Decir que aquí hay fortunas políticas que superan a las de empresarios tenidos como tradicionales o las de grandes contratistas es un chiste de mal gusto o desconocer dónde se vive. Sí, aquí hay exfuncionarios que han acopiado fortunas escandalosas de primera generación, pero nunca comparables con las que han resultado de una acumulación concentrada e histórica de riqueza. Esa fortuna tradicional no significa “limpia” como se ha impuesto como dogma cultural en una sociedad de bajas comprensiones autocríticas. Tal argumento suele invocarse para victimizar a ciertos centros de poder, sobre todo cuando se habla de reformas fiscales o de políticas corporativas de transparencia. Intereses que no necesariamente se construyeron de forma ortodoxa, muchas veces sobre la base de privilegios, concesiones, protecciones, privatizaciones, colusiones y tratos preferentes en distintos grados y gobiernos para controlar mercados o legitimar abusos de posiciones de dominio.
La idea de control social de ciertos núcleos ha sido vender a los políticos como los corruptos o responsables de todos los males y a los empresarios como dóciles víctimas de sus depredaciones. Falso. Si el político corrupto es un oportunista, el empresario corrupto es un profesional. Los intereses de los políticos vienen y van; los de los empresarios, en cambio, siempre se quedan. Los políticos tienen las oportunidades; los empresarios, las estructuras. La corrupción como práctica no distingue clases, actividades ni extracciones, sobre todo en economías distorsionadas como la nuestra, marcada por colindancias tan cercanas de intereses. Aquí vale decir, en inmejorable dominicano, que “nos conocemos todos”.

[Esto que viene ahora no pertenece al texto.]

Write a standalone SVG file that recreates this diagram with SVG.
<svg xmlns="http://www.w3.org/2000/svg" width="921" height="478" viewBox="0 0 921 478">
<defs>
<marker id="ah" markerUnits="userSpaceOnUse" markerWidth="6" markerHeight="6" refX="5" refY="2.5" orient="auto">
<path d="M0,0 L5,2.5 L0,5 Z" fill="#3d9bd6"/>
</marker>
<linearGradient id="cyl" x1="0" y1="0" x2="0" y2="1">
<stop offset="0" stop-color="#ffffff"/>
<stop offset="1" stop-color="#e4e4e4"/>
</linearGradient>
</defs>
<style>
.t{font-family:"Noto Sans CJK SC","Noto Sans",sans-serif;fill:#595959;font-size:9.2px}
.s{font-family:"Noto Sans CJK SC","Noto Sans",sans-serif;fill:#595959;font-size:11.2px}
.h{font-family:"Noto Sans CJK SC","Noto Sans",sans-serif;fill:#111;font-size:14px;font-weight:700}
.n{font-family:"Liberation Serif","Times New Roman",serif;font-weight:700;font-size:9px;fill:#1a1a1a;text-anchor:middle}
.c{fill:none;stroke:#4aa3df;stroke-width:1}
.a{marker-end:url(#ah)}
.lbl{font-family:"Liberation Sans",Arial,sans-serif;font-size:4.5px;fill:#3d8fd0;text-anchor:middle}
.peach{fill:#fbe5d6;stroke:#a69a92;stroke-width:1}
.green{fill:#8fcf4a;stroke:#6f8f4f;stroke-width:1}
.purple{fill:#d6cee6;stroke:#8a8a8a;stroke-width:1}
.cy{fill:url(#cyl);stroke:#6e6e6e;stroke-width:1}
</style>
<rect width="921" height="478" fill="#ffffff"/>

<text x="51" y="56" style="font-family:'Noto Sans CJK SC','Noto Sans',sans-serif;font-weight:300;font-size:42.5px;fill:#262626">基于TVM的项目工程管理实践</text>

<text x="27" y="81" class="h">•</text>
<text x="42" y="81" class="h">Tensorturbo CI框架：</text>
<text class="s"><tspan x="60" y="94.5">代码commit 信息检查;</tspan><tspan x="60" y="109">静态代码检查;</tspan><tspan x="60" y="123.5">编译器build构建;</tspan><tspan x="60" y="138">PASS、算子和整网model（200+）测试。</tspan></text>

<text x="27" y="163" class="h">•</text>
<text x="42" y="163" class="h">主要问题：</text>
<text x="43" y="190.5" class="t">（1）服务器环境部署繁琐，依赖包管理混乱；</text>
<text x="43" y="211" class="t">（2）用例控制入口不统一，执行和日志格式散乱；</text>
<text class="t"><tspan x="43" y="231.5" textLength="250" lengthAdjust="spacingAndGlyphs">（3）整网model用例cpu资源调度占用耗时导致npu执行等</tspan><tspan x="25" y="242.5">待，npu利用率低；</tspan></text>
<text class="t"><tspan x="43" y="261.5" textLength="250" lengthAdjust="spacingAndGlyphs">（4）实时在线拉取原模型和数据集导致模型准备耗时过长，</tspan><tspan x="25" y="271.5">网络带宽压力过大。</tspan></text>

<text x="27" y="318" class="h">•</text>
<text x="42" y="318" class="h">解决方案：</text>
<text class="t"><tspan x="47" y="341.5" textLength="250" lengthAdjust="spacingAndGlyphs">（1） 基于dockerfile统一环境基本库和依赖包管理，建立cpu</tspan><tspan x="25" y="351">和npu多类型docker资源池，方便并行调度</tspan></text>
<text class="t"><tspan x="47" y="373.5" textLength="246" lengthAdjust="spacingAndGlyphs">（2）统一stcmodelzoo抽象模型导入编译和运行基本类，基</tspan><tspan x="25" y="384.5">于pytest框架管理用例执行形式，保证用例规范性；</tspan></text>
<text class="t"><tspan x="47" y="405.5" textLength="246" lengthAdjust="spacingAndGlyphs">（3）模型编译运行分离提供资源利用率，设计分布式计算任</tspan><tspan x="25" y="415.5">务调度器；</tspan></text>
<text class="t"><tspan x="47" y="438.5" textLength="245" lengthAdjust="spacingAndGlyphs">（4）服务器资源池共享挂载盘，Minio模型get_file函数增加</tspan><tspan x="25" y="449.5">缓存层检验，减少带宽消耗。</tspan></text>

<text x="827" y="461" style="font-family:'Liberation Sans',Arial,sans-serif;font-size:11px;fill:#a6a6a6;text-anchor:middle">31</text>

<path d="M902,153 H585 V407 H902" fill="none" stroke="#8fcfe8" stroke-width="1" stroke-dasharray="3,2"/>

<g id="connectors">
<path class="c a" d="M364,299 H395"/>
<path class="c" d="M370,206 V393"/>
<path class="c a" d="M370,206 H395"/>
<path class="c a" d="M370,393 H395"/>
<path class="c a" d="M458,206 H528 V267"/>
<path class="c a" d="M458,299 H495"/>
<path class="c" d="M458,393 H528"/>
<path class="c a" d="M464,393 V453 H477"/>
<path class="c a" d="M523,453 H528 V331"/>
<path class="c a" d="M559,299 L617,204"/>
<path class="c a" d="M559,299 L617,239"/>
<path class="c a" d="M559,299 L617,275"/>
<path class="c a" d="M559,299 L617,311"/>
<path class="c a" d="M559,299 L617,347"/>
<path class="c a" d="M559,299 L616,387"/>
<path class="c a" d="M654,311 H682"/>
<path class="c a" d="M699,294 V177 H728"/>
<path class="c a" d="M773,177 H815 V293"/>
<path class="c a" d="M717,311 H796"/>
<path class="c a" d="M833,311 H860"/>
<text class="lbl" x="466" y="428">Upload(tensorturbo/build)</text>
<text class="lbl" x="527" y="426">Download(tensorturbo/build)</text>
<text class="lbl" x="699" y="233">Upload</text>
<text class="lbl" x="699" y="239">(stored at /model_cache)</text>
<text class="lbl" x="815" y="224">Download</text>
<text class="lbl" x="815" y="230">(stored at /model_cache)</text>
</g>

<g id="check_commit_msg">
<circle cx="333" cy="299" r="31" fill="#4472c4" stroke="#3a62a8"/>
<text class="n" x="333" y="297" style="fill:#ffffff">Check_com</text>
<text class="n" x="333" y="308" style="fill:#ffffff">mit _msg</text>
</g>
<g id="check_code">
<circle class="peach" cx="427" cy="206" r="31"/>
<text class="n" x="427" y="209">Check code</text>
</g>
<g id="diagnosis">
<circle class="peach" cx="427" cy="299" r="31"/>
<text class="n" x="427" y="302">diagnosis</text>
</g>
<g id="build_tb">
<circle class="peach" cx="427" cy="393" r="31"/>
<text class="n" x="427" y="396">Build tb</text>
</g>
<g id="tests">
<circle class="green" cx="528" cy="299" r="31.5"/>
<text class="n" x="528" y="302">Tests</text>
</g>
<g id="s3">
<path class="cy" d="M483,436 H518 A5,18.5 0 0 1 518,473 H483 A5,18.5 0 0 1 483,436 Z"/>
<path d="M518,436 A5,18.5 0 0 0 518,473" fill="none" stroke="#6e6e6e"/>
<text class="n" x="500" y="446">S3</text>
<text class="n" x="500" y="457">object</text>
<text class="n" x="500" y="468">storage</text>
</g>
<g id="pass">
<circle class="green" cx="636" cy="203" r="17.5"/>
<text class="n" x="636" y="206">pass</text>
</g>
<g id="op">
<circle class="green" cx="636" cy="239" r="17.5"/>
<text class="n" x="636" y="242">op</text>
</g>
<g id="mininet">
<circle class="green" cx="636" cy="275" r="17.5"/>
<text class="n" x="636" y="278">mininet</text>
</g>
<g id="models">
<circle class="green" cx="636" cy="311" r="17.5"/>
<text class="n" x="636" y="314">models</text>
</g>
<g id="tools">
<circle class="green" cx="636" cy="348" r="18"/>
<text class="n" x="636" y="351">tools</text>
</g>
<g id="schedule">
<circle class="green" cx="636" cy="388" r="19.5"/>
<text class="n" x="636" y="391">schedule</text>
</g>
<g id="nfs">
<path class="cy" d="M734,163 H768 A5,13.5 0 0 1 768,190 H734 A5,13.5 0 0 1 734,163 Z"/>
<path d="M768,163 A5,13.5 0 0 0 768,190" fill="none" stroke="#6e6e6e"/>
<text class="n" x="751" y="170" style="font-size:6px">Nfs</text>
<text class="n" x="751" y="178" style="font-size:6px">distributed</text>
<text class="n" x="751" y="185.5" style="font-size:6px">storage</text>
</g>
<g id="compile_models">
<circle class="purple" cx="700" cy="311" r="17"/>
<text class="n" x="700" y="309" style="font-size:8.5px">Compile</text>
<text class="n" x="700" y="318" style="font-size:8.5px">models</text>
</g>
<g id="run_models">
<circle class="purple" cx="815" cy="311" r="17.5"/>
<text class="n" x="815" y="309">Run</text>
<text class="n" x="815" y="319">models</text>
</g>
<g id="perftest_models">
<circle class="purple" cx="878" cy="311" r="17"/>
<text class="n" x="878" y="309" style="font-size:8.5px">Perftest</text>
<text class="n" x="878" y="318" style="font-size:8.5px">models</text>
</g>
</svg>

¿Alguien ha olvidado la lección de los fraudes bancarios? Si esos timos se dieron impunemente en un sector “controlado” como el financiero, ¿qué pensar o esperar de sectores de la economía abandonados al derecho del más fuerte? ¿Acaso fueron políticos los que causaron un fraude de tal magnitud que nos llevó a veinte años de atraso? No: fue delincuencia de cuello blanco; impolutos empresarios de la banca. Sí: hubo una componenda política y un sistema vulnerable u omiso de supervisión, pero quienes explotaron esas fragilidades fueron banqueros, cuyos lujos y excesos cargamos con un déficit cuasifiscal a cuesta como daga en el lomo.
Odebrecht no vino a enseñarnos; aprendió rápidamente “los mecanismos” locales y fueron tan fáciles y compensatorios que optó por trasladar al país su centro de soborno internacional. Un paraíso de negocios. Encontró los canales, los agentes, los recursos y las plataformas montadas.
Una verdadera lucha en contra de la corrupción tiene que “ensanchar” su acción y alcanzar a los intereses colaterales, esos que no se muestran pero participan derivando más dividendos que los de los propios políticos; los que usan la marca social, la tradición de un nombre, la fuerza del mercado o la coacción de un monopolio para escudar fraudes e imposiciones. El descrédito de cualquier avanzada en contra de la corrupción empieza cuando discrimina su accionar según rangos y nombres, y, en ese reparto, los empresarios no son suizos. Que quede claro, para que después no se hable de ataques al libre mercado: llegó el momento de doblar el guía y recoger a los que nunca aparecen. Y es que detrás de un político corrupto se esconde... una niña linda.